The testing of the hypothesis showed that the frequency of average daily temperatures of ground mass with HGHEs t_L,O, t_S,O differed in each year. The results of evaluation of temperature distribution in individual heating periods are presented in

Table 3. Mode and temperature frequencies t_L,O, t_S,O of the ground mass in the proximities of HGHEs in the heating period of 2012–2015.

Heating Period		Mode (°C)	Relative Frequency wi (%)
2012–2013	tL,O	[2.10; 4.00]	41.3
	tS,O	[0.10; 2.00]	37.6
2013–2014	tL,O	[4.10; 6.00]	27.4
	tS,O	[2.10; 4.00]	24.3
2014–2015	tL,O	[4.10; 6.00]	23.2
	tS,O	[4.10; 6.00]	32.8

.

The results in Table 3 show that the ground mass temperature mode for the linear HGHE was in the intervals [2.10; 4.00] and [4.10; 6.00] in the individual heating periods. These intervals contained from 23.2% to 41.3% of the temperature set t_L,O. The intervals in two heating periods corresponded to the interval containing the mode of all the ground mass temperatures in heating periods (see Figure 4). The mode for the slinky HGHE was at three different intervals. These intervals contained from 24.3% to 37.6% of the temperature set t_S,O.

4. Conclusions

The low-temperature energy source with the highest temperature potential for a heat pump is the linear HGHE, as follows from the analysis of the course and comparison of quantile characteristics of temperature sets of the monitored low-temperature energy sources during heating and stagnation periods. The average daily temperatures of the ground mass in the proximity of the linear HGHE during the heating periods were the highest and had the lowest variability. The relative frequency of the average daily temperatures of the ground mass installed with the linear HGHE was the highest in the temperature interval containing the mode of all monitored temperatures. Temperatures of the ground mass surrounding the slinky HGHE during the heating period were lower than those of the mass in the proximity of the linear HGHE and attained negative values. Additionally, the variability of the temperature set of the ground mass with the slinky HGHE was larger. The nature of the changes in average daily temperatures of the ground mass during the heating periods was the same for both HGHEs. The maximum temperature differences of the reference ground mass and the masses in the proximity of the HGHEs did not reach 6 K in the heating period. The ambient air had a lower temperature potential than the monitored HGHEs. During the heating period, this set was characterized by the lowest temperatures, high temperature variability, and low relative frequency in the temperature range containing the mode of its monitored temperatures. These conclusions are also confirmed by results of operational verification [22,23,24,25] and modelling [14]. It is realistic to assume that, in the climatic conditions of the Czech Republic, the more favourable characteristics of the linear HGHE temperature set have positive effect on the operation of the heat pump and reduce the consumption of fossil fuels both in the heating system and for the heat pump drive. However, the essential conditions for achieving better effects are the fulfilment of the basic requirements of HGHE design (1) that take into account the area of the site, the length of the pipeline, the depth of embedding the HGHE, the thermal properties of the ground mass, the material of the pipeline, etc.

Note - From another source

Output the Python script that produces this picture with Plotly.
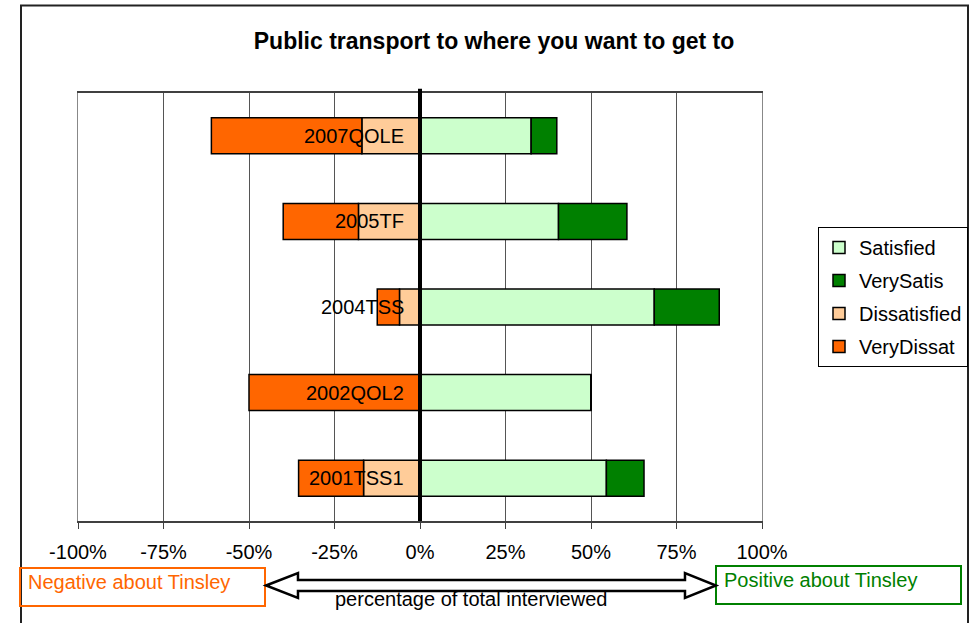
import plotly.graph_objects as go

# survey categories, bottom to top
categories = ["2001TSS1", "2002QOL2", "2004TSS", "2005TF", "2007QOLE"]

# percentages of total interviewed
satisfied = [54.5, 50.0, 68.5, 40.5, 32.5]
very_satis = [11.0, 0.0, 19.0, 20.0, 7.5]
dissatisfied = [16.5, 0.0, 6.0, 18.0, 17.0]
very_dissat = [19.0, 50.0, 6.5, 22.0, 44.0]

tick_vals = [-100, -75, -50, -25, 0, 25, 50, 75, 100]
tick_text = ["-100%", "-75%", "-50%", "-25%", "0%", "25%", "50%", "75%", "100%"]

W, H = 979, 623
L, R, T, B = 78, 217, 93, 102
FONT = "Liberation Sans, Arial, sans-serif"


def px(x):
    # pixel x -> paper x
    return (x - L) / (W - L - R)


def py(y):
    # pixel y -> paper y
    return (H - B - y) / (H - T - B)


series = [
    ("Satisfied", satisfied, "#CCFFCC", 1),
    ("VerySatis", very_satis, "#008000", 1),
    ("Dissatisfied", dissatisfied, "#FFCC99", -1),
    ("VeryDissat", very_dissat, "#FF6600", -1),
]

fig = go.Figure()
for name, vals, color, sign in series:
    fig.add_trace(
        go.Bar(
            y=categories,
            x=[sign * v for v in vals],
            orientation="h",
            name=name,
            legendgroup=name,
            marker=dict(color=color, line=dict(color="black", width=1.5)),
        )
    )

# category labels sit just left of the zero line
for cat in categories:
    fig.add_annotation(
        x=0, y=cat, xref="x", yref="y", text=cat, showarrow=False,
        xanchor="right", xshift=-14, font=dict(size=20, color="black", family=FONT),
    )

shapes = [
    # thick zero line
    dict(type="line", xref="x", yref="paper", x0=0, x1=0, y0=0, y1=1.01,
         line=dict(color="black", width=4), layer="above"),
    # outer chart frame
    dict(type="rect", xref="paper", yref="paper", x0=px(21), x1=px(968),
         y0=py(640), y1=py(5.5), line=dict(color="#222", width=2), layer="below"),
    # caption boxes
    dict(type="rect", xref="paper", yref="paper", x0=px(20), x1=px(265),
         y0=py(606), y1=py(568), line=dict(color="#FF6600", width=2)),
    dict(type="rect", xref="paper", yref="paper", x0=px(716), x1=px(961),
         y0=py(604), y1=py(566), line=dict(color="#008000", width=2)),
]

# hollow double-headed arrow
pts = [(266, 585.5), (298, 573), (298, 580), (685, 580), (685, 573), (716, 585.5),
       (685, 598), (685, 591), (298, 591), (298, 598)]
path = "M " + " L ".join(f"{px(a):.4f},{py(b):.4f}" for a, b in pts) + " Z"
shapes.append(dict(type="path", xref="paper", yref="paper", path=path,
                   fillcolor="white", line=dict(color="black", width=2.5)))

fig.update_layout(
    width=W,
    height=H,
    barmode="relative",
    bargap=0.58,
    paper_bgcolor="white",
    plot_bgcolor="white",
    margin=dict(l=L, r=R, t=T, b=B, autoexpand=False),
    font=dict(family=FONT, size=20, color="black"),
    title=dict(
        text="<b>Public transport to where you want to get to</b>",
        x=494 / W, xanchor="center", xref="container",
        y=1 - 41 / H, yanchor="middle", yref="container",
        font=dict(size=23, family=FONT, color="black"),
    ),
    legend=dict(
        x=px(968), y=py(227), xanchor="right", yanchor="top",
        bordercolor="black", borderwidth=1, bgcolor="white",
        font=dict(size=20, family=FONT), tracegroupgap=4, traceorder="grouped",
    ),
    shapes=shapes,
    showlegend=True,
)

fig.update_xaxes(
    range=[-100, 100],
    tickvals=tick_vals,
    ticktext=tick_text,
    showgrid=True,
    gridcolor="#555555",
    gridwidth=1,
    zeroline=False,
    showline=True,
    linecolor="#404040",
    linewidth=1.5,
    mirror=True,
    ticks="outside",
    ticklen=6,
    tickcolor="#404040",
    ticklabelstandoff=6,
    tickfont=dict(size=20, family=FONT),
    fixedrange=True,
)
fig.update_yaxes(
    range=[-0.5, 4.5],
    showticklabels=False,
    showgrid=False,
    showline=True,
    linecolor="#888888",
    mirror=True,
    fixedrange=True,
)

# bottom captions
fig.add_annotation(
    x=px(26), y=py(582), xref="paper", yref="paper", xanchor="left", yanchor="middle",
    text="Negative about Tinsley", showarrow=False,
    font=dict(size=20, color="#FF6600", family=FONT),
)
fig.add_annotation(
    x=px(722), y=py(580), xref="paper", yref="paper", xanchor="left", yanchor="middle",
    text="Positive about Tinsley", showarrow=False,
    font=dict(size=20, color="#008000", family=FONT),
)
fig.add_annotation(
    x=px(471), y=py(599), xref="paper", yref="paper", xanchor="center", yanchor="middle",
    text="percentage of total interviewed", showarrow=False,
    font=dict(size=20, color="black", family=FONT),
)

fig.write_html(
    "out.html",
    config={"displayModeBar": False},
    post_script="document.body.style.margin='0';",
)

Observing the temperatures of the ground mass with HGHEs during the period of their stagnation showed that the nature of the course of increasing the temperatures of the ground mass in the proximity of HGHEs is identical despite the difference in their depths of installation (0.3 m), both in terms of the highest temperature values and the rate of heating of the ground mass. The variabilities of the set of temperatures of the ground masses surrounding the HGHEs was not significantly different and was higher than that of the reference ground mass. An important result of this study is the knowledge of the insignificant difference in temperature of the ground mass with HGHEs at the beginning of the heating periods. Both types of HGHEs can, therefore, be considered as stable, sustainable, low-temperature sources for heat pumps with long service life.